Firstly you need to track changes, if you can use SQL 2008 (even the Express version is enough if the 2Gb limit isn't a problem) this will ease the pain greatly, just turn on Change Tracking on the database and each table. We're using SQL Server 2008 at the head office with the extended schema and SQL Express 2008 at each site with a sub-set of data and limited schema.
Secondly you need to track your changes, Sync Services does the trick nicely and supports using a WCF gateway into the main database. In this example you will need to use the Sync using SQL Express Client sample as a starting point, note that it's based on SQL 2005 so you'll need to update it to take advantage of the Change Tracking features in 2008. By default the Sync Services uses SQL CE on the clients, which I'm sure isn't enough in your case. You'll need a service that runs on your Web Server that periodically (could be as often as every 10 seconds if you want) runs the Synchronize() method. This will tell your main database about changes made locally and then ask the server for all changes made there. You can set up the get and apply SQL code to call stored procedures and you can add event handlers to handle conflicts (e.g. Client Update vs Server Update) and resolve them accordingly at each end.

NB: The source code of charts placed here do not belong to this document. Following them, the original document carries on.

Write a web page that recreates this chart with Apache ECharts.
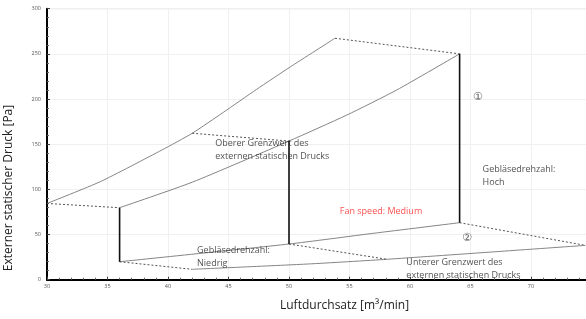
<!DOCTYPE html>
<html><head><meta charset="utf-8">
<script src="https://cdn.jsdelivr.net/npm/echarts@6/dist/echarts.min.js"></script>
<style>html,body{margin:0;padding:0;background:#fff}#c{width:586px;height:319px}</style>
</head><body><div id="c"></div><script>
// ---- data ----
const xTicks = [30, 35, 40, 45, 50, 55, 60, 65, 70, 75];
const yTicks = [0, 50, 100, 150, 200, 250, 300];
const upperHigh = [[30, 84.4], [34.4, 108.5], [39.5, 143.6], [42, 162.1], [44.6, 185.5], [47.3, 210.5], [50.1, 235.5], [53.8, 267.3]];
const upperMedium = [[36, 79.7], [42, 107.9], [50, 153.5], [54.8, 182.4], [58.9, 210], [64.1, 250]];
const lowerMedium = [[36, 19.9], [50, 39.5], [57, 51.4], [64.1, 63.1]];
const lowerLimit = [[42, 11.5], [51.6, 17.4], [58.1, 22.6], [74.5, 38]];
const dashedLinks = [
  [[30, 84.4], [36, 79.7]],
  [[42, 162.1], [50, 153.5]],
  [[53.8, 267.3], [64.1, 250]],
  [[36, 19.9], [42, 11.5]],
  [[50, 39.5], [58.1, 22.6]],
  [[64.1, 63.1], [74.5, 38]]
];
const verticals = [
  [[36, 79.7], [36, 19.9]],
  [[50, 153.5], [50, 39.5]],
  [[64.1, 250], [64.1, 63.1]]
];
const notes = [
  ['Oberer Grenzwert des\nexternen statischen Drucks', 43.9, 158],
  ['Gebläsedrehzahl:\nNiedrig', 42.4, 39.3],
  ['Gebläsedrehzahl:\nHoch', 66.0, 129],
  ['Unterer Grenzwert des\nexternen statischen Drucks', 59.7, 26.8]
];
const redNotes = [['Fan speed: Medium', 54.2, 76]];
const circled = [['①', 65.6, 202.3], ['②', 64.7, 46.2]];
const xName = 'Luftdurchsatz [m³/min]';
const yName = 'Externer statischer Druck [Pa]';

// ---- chart ----
const FONT = '"Open Sans", "Noto Sans", "DejaVu Sans", sans-serif';
const chart = echarts.init(document.getElementById('c'), null, {renderer: 'canvas'});
const series = [];
function solid(data, color, width, smooth) {
  series.push({type: 'line', data, showSymbol: false, silent: true, animation: false, smooth: smooth || false,
    lineStyle: {color, width, type: 'solid'}, z: 3});
}
solid(upperHigh, '#858585', 1, 0.2);
solid(upperMedium, '#858585', 1, 0.2);
solid(lowerMedium, '#858585', 1, 0.2);
solid(lowerLimit, '#858585', 1, 0.2);
dashedLinks.forEach(d => series.push({type: 'line', data: d, showSymbol: false, silent: true, animation: false,
  lineStyle: {color: '#555', width: 1, type: [2, 2]}, z: 3}));
verticals.forEach(d => solid(d, '#111', 1.6));
function labels(items, style, pos, align, vAlign) {
  series.push({type: 'scatter', symbolSize: 0, silent: true, animation: false, z: 5,
    data: items.map(it => ({value: [it[1], it[2]], name: it[0]})),
    label: Object.assign({show: true, position: pos, align, verticalAlign: vAlign,
      formatter: p => p.name, fontFamily: FONT}, style)});
}
labels(notes, {fontSize: 9, color: '#262626', lineHeight: 13}, [0, 0], 'left', 'top');
labels(redNotes, {fontSize: 9, color: '#ff2424'}, [0, 0], 'left', 'middle');
labels(circled, {fontSize: 11, color: '#333', fontFamily: '"DejaVu Sans", "Noto Sans CJK JP", sans-serif'}, [0, 0], 'center', 'middle');

chart.setOption({
  backgroundColor: '#fff',
  animation: false,
  grid: {left: 47, top: 8.7, right: 586 - 47 - 45 * 12.1, bottom: 39.3, show: true,
    borderColor: '#d0d0d0', borderWidth: 1, outerBoundsMode: 'none', containLabel: false},
  xAxis: {
    type: 'value', min: xTicks[0], max: xTicks[xTicks.length - 1], interval: 5,
    axisLine: {lineStyle: {color: '#000', width: 2}},
    axisTick: {show: true, inside: true, length: 3, lineStyle: {color: '#444'}},
    minorTick: {show: true, splitNumber: 5, length: 2, lineStyle: {color: '#666'}},
    axisLabel: {fontSize: 5.5, color: '#555', margin: 4, fontFamily: FONT},
    splitLine: {show: true, lineStyle: {color: '#f0f0f0', width: 1}}
  },
  yAxis: {
    type: 'value', min: yTicks[0], max: yTicks[yTicks.length - 1], interval: 50,
    axisLine: {show: true, lineStyle: {color: '#000', width: 2}},
    axisTick: {show: true, inside: true, length: 3, lineStyle: {color: '#444'}},
    minorTick: {show: true, splitNumber: 5, length: 2, lineStyle: {color: '#666'}},
    axisLabel: {fontSize: 5.5, color: '#555', margin: 6, fontFamily: FONT},
    splitLine: {show: true, lineStyle: {color: '#f0f0f0', width: 1}}
  },
  graphic: [
    {type: 'text', left: 280, top: 300, style: {text: xName, font: '12px ' + FONT, fill: '#222'}},
    {type: 'text', x: 9, y: 188, rotation: Math.PI / 2,
      style: {text: yName, font: '12px ' + FONT, fill: '#222', align: 'center', verticalAlign: 'middle'}}
  ],
  series
});
</script></body></html>
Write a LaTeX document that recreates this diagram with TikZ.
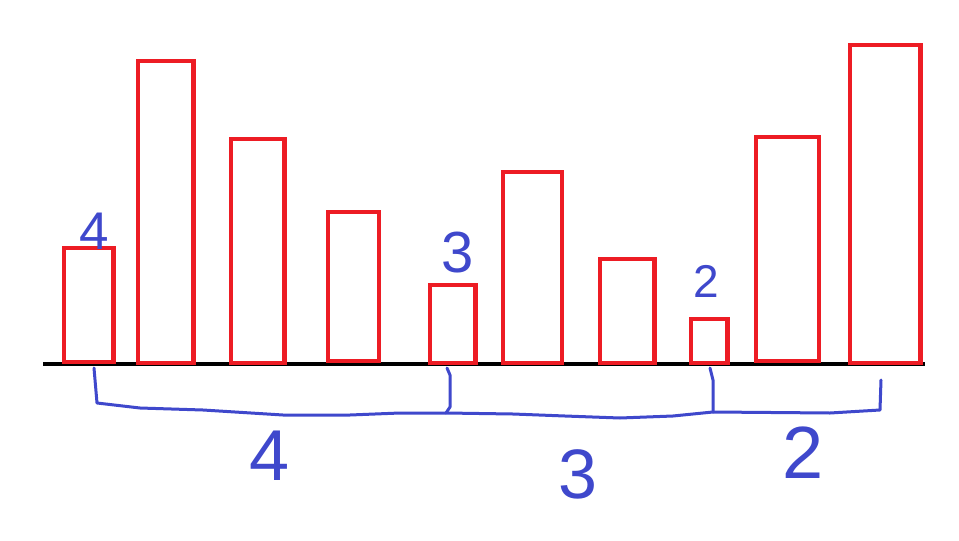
\documentclass[tikz,border=0pt]{standalone}
\usepackage{fontspec}
\setmainfont{Liberation Sans}
\definecolor{barred}{HTML}{ED1C24}
\definecolor{penblue}{HTML}{3F48CC}
\tikzset{
  bar/.style={draw=barred, line width=4.5pt},
  axis/.style={draw=black, line width=4pt},
  pen/.style={draw=penblue, line width=3pt, line cap=round, line join=round},
  digit/.style={text=penblue, inner sep=0pt, anchor=center},
}
\begin{document}
\begin{tikzpicture}[x=1pt,y=-1pt]
\useasboundingbox[fill=white] (0,0) rectangle (959,541);
% baseline
\draw[axis] (43,364) coordinate (axL) -- (925,364) coordinate (axR);
% bars
\draw[bar] (64,248) rectangle (113.5,362);
\draw[bar] (138,61) rectangle (193.5,363);
\draw[bar] (231,139) rectangle (284.5,363);
\draw[bar] (328,212) rectangle (379,361);
\draw[bar] (430,285) rectangle (475.5,363);
\draw[bar] (503,172) rectangle (562,363);
\draw[bar] (600,259) rectangle (654.5,363);
\draw[bar] (691,319) rectangle (727.5,363);
\draw[bar] (756,137) rectangle (819,361);
\draw[bar] (850,45) rectangle (920.5,363);
% brackets
\draw[pen] (94,368) -- (97,403) -- (140,408) -- (203,410) -- (283,415) -- (350,415)
  -- (400,413) -- (446,413) -- (513,414) -- (565,416) -- (620,418) -- (673,416)
  -- (713,412) -- (830,413) -- (880,410) -- (881,380);
\draw[pen] (447,368) -- (450,375) -- (450,407) -- (446,413);
\draw[pen] (710,368) -- (713,380) -- (713,412);
% labels
\node[digit, font=\fontsize{53}{53}\selectfont] (t4) at (94,231) {4};
\node[digit, font=\fontsize{58}{58}\selectfont] (t3) at (458,253) {3};
\node[digit, font=\fontsize{46}{46}\selectfont] (t2) at (706,281) {2};
\node[digit, font=\fontsize{72}{72}\selectfont] (b4) at (270,456) {4};
\node[digit, font=\fontsize{70}{70}\selectfont] (b3) at (578,474) {3};
\node[digit, font=\fontsize{74}{74}\selectfont] (b2) at (803,453) {2};
\end{tikzpicture}
\end{document}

We have a shop as a client, with three stores connected to the same VPN
Two of the shops have a computer running as a "server" for that shop and the the third one has the "master database"
To synchronize all to the master we don't have the best solution, but it works: there is a dedicated PC running an application that checks the timestamp of every record in every table of the two stores and if it is different that the last time you synchronize, it copies the results
Note that this works both ways. I.e. if you update a product in the master database, this change will propagate to the other two shops. If you have a new order in one of the shops, it will be transmitted to the "master".
With some optimizations you can have all the shops synchronize in around 20minutes
Recently I have had a lot of success with SQL Server Service Broker which offers reliable, persisted asynchronous messaging out of the box with very little implementation pain.
It is quick to set up and as you learn more you can use some of the more advanced features.
Unknown to most, it is also part of the desktop editions so it can be used as a workstation messaging system
If you have existing T-SQL skills they can be leveraged as all the code to read and write messages is done in SQL
It is blindingly fast
It is a vastly under-hyped part of SQL Server and well worth a look.
I'd say just have a job that copies the data in the pub database input table into a private database pending table. Then once you update the data on the private side have it replicated to the public side. If you don't have any of the replicated data on the public side updated it should be a fairly easy transactional replication solution.